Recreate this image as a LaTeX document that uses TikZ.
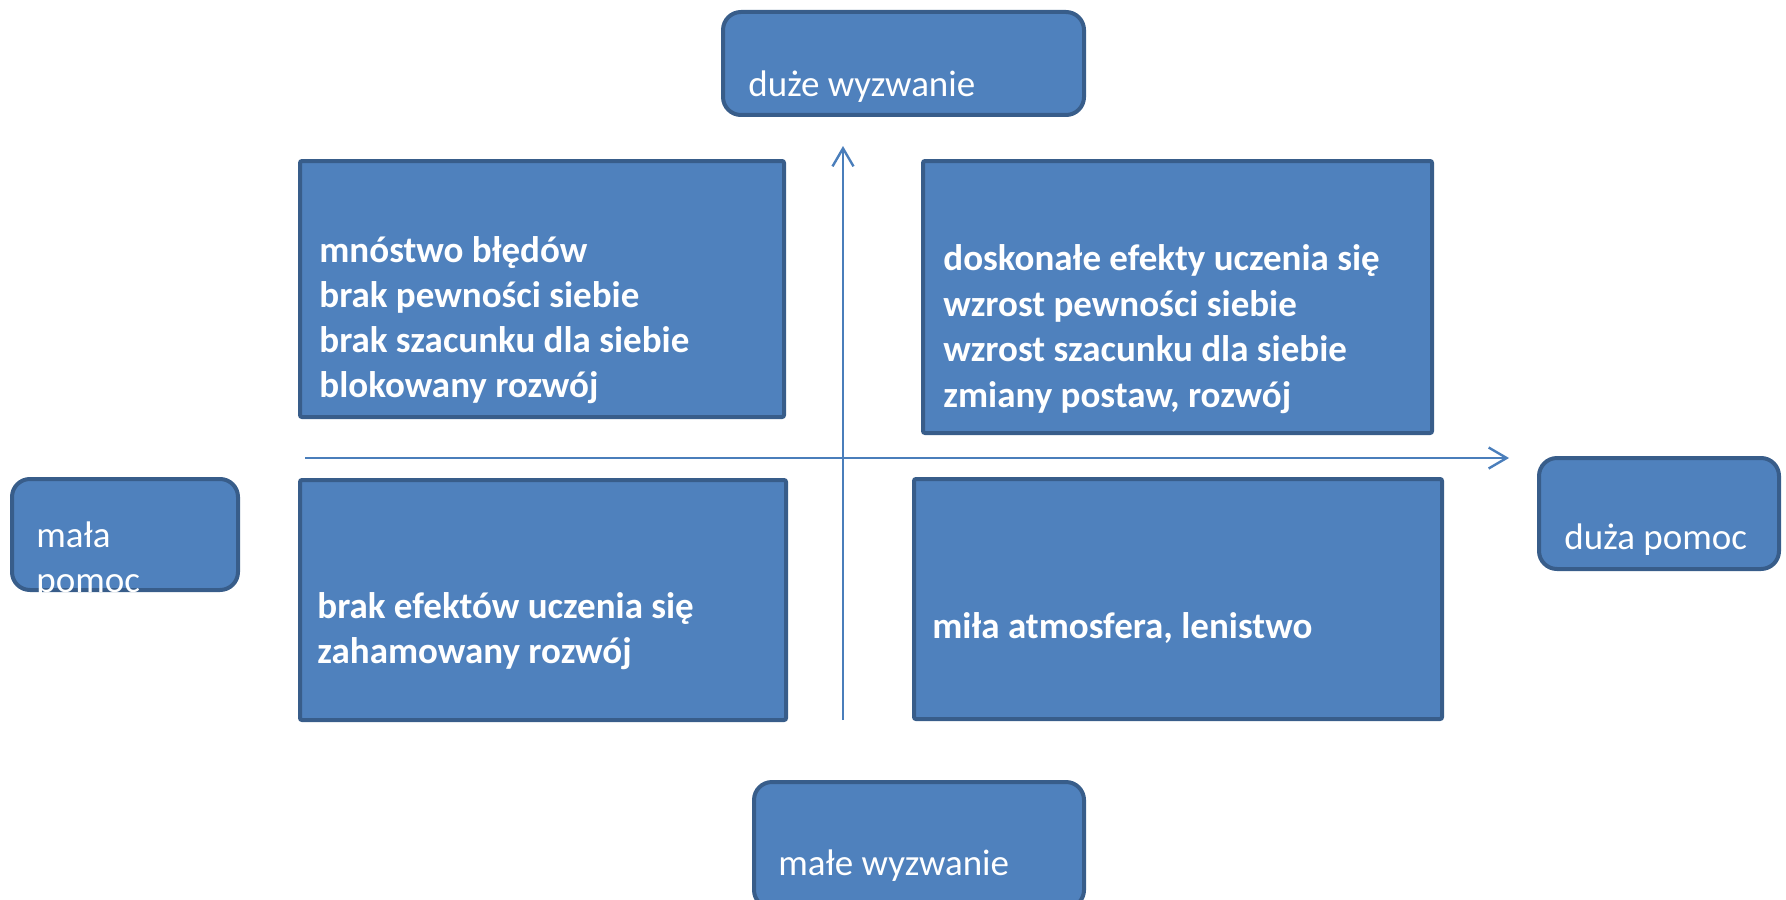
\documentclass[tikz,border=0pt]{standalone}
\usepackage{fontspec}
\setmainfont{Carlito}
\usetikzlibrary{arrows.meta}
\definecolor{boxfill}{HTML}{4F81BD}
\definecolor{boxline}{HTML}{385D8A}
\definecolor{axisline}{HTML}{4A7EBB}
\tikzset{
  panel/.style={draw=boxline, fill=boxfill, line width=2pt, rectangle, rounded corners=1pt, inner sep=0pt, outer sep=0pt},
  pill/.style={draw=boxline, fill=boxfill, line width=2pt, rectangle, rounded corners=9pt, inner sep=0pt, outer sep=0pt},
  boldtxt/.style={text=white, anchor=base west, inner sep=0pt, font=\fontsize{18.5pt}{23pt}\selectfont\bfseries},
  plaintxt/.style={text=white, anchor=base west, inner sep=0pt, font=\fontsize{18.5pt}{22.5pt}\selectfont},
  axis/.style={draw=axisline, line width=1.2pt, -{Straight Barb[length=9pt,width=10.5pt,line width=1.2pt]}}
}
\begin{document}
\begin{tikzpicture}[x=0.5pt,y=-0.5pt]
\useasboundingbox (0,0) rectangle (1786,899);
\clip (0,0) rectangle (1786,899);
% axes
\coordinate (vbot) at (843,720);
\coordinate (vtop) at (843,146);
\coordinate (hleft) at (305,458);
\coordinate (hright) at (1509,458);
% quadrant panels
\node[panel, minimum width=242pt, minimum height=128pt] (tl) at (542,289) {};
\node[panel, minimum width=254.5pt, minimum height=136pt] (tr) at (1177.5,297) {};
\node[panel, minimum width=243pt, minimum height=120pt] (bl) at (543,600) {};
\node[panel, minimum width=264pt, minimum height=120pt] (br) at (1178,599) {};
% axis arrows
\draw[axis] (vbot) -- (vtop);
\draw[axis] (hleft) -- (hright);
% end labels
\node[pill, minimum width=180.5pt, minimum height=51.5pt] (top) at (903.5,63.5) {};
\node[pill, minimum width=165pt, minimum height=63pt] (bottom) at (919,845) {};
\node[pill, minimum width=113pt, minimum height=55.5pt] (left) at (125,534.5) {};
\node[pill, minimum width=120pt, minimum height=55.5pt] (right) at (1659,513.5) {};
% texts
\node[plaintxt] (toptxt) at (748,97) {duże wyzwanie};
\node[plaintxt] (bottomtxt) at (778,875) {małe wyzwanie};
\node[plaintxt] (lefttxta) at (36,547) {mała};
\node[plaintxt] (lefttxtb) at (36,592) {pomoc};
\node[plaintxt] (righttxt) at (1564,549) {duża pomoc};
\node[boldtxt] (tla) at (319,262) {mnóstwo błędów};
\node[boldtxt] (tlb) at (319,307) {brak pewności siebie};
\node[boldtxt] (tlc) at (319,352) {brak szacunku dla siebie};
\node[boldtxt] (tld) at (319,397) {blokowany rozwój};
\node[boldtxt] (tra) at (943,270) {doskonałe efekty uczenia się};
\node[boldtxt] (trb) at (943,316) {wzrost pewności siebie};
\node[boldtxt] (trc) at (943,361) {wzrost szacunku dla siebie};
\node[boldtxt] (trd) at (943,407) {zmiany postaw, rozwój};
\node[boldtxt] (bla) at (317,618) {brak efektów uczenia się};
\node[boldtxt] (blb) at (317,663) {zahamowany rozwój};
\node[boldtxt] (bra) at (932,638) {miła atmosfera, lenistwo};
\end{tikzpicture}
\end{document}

_ _ _

• _REQUIREMENT_
Repeat the listing in full and exactly. Leave any pictures out.

• _SOLUTION FOR THIS TASK_
Recreate this image as a LaTeX document that uses TikZ.
\documentclass[tikz,border=0pt]{standalone}
\usepackage{fontspec}
\setmainfont{Carlito}
\usetikzlibrary{arrows.meta}
\definecolor{boxfill}{HTML}{4F81BD}
\definecolor{boxline}{HTML}{385D8A}
\definecolor{axisline}{HTML}{4A7EBB}
\tikzset{
  panel/.style={draw=boxline, fill=boxfill, line width=2pt, rectangle, rounded corners=1pt, inner sep=0pt, outer sep=0pt},
  pill/.style={draw=boxline, fill=boxfill, line width=2pt, rectangle, rounded corners=9pt, inner sep=0pt, outer sep=0pt},
  boldtxt/.style={text=white, anchor=base west, inner sep=0pt, font=\fontsize{18.5pt}{23pt}\selectfont\bfseries},
  plaintxt/.style={text=white, anchor=base west, inner sep=0pt, font=\fontsize{18.5pt}{22.5pt}\selectfont},
  axis/.style={draw=axisline, line width=1.2pt, -{Straight Barb[length=9pt,width=10.5pt,line width=1.2pt]}}
}
\begin{document}
\begin{tikzpicture}[x=0.5pt,y=-0.5pt]
\useasboundingbox (0,0) rectangle (1786,899);
\clip (0,0) rectangle (1786,899);
% axes
\coordinate (vbot) at (843,720);
\coordinate (vtop) at (843,146);
\coordinate (hleft) at (305,458);
\coordinate (hright) at (1509,458);
% quadrant panels
\node[panel, minimum width=242pt, minimum height=128pt] (tl) at (542,289) {};
\node[panel, minimum width=254.5pt, minimum height=136pt] (tr) at (1177.5,297) {};
\node[panel, minimum width=243pt, minimum height=120pt] (bl) at (543,600) {};
\node[panel, minimum width=264pt, minimum height=120pt] (br) at (1178,599) {};
% axis arrows
\draw[axis] (vbot) -- (vtop);
\draw[axis] (hleft) -- (hright);
% end labels
\node[pill, minimum width=180.5pt, minimum height=51.5pt] (top) at (903.5,63.5) {};
\node[pill, minimum width=165pt, minimum height=63pt] (bottom) at (919,845) {};
\node[pill, minimum width=113pt, minimum height=55.5pt] (left) at (125,534.5) {};
\node[pill, minimum width=120pt, minimum height=55.5pt] (right) at (1659,513.5) {};
% texts
\node[plaintxt] (toptxt) at (748,97) {duże wyzwanie};
\node[plaintxt] (bottomtxt) at (778,875) {małe wyzwanie};
\node[plaintxt] (lefttxta) at (36,547) {mała};
\node[plaintxt] (lefttxtb) at (36,592) {pomoc};
\node[plaintxt] (righttxt) at (1564,549) {duża pomoc};
\node[boldtxt] (tla) at (319,262) {mnóstwo błędów};
\node[boldtxt] (tlb) at (319,307) {brak pewności siebie};
\node[boldtxt] (tlc) at (319,352) {brak szacunku dla siebie};
\node[boldtxt] (tld) at (319,397) {blokowany rozwój};
\node[boldtxt] (tra) at (943,270) {doskonałe efekty uczenia się};
\node[boldtxt] (trb) at (943,316) {wzrost pewności siebie};
\node[boldtxt] (trc) at (943,361) {wzrost szacunku dla siebie};
\node[boldtxt] (trd) at (943,407) {zmiany postaw, rozwój};
\node[boldtxt] (bla) at (317,618) {brak efektów uczenia się};
\node[boldtxt] (blb) at (317,663) {zahamowany rozwój};
\node[boldtxt] (bra) at (932,638) {miła atmosfera, lenistwo};
\end{tikzpicture}
\end{document}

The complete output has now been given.